For several weeks, Montana’s sugarbeet harvest looked pretty sweet, but then a foot of snow and freezing temperatures crashed the party like a Sour Patch Kid in a bowl of M&Ms.
Harvest had to stop to accommodate nearly two weeks of bad October weather. On the Billings end of Montana’s sugar belt, more than 30 percent of the beets still needed to be uprooted as warm, drying winds arrived late in the week. The race to harvest before the snow returned was in full sprint.
“We're at 66 percent harvested, 67 percent, somewhere in there, with a higher percentage on the east end of the district compared to the west end,” said Kim Nile, a Western Sugar Cooperative farmer near Forsyth.

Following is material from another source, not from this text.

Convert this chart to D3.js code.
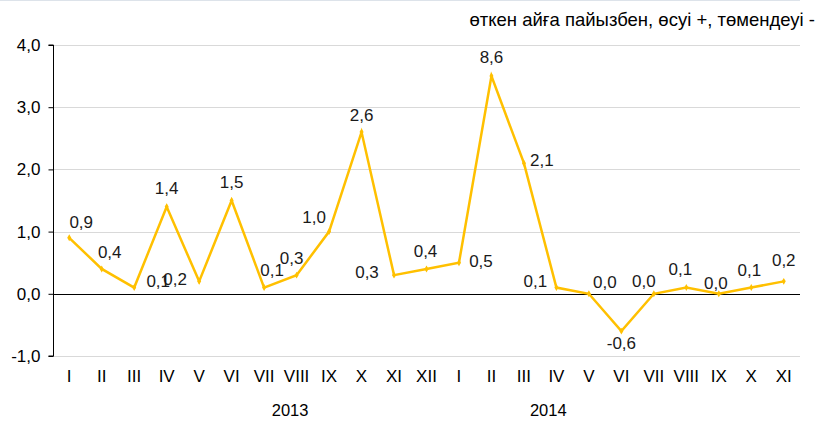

Sugarbeet farming is a $100 million industry along the Yellowstone River and its lower tributaries from Fromberg to Sidney.
There was still snow on ground at midweek when Nile spoke. He estimated that no farmer had turned a wheel in weeks, which is to say beet diggers and carts remained idle through the crappy weather. There wasn’t much concern about deep freeze damage, about whether beets sliced for sugar making the Billings factory would weep white, or the juice would run clear as frozen beets do.
The crop was looking pretty good early in the harvest. Randall Jobman, Western’s vice president of agriculture, northern region, said in September the cooperative's yield in Montana was expected to average 34.9 tons per acre, and predicted the crop in the Lovell, Wyo., area to average about 28.7 tons. Jobman put the sugar content at less than 18 percent.
But as the harvest reached full steam in early October, the sugar content was beating expectations, based on what Nile was hearing.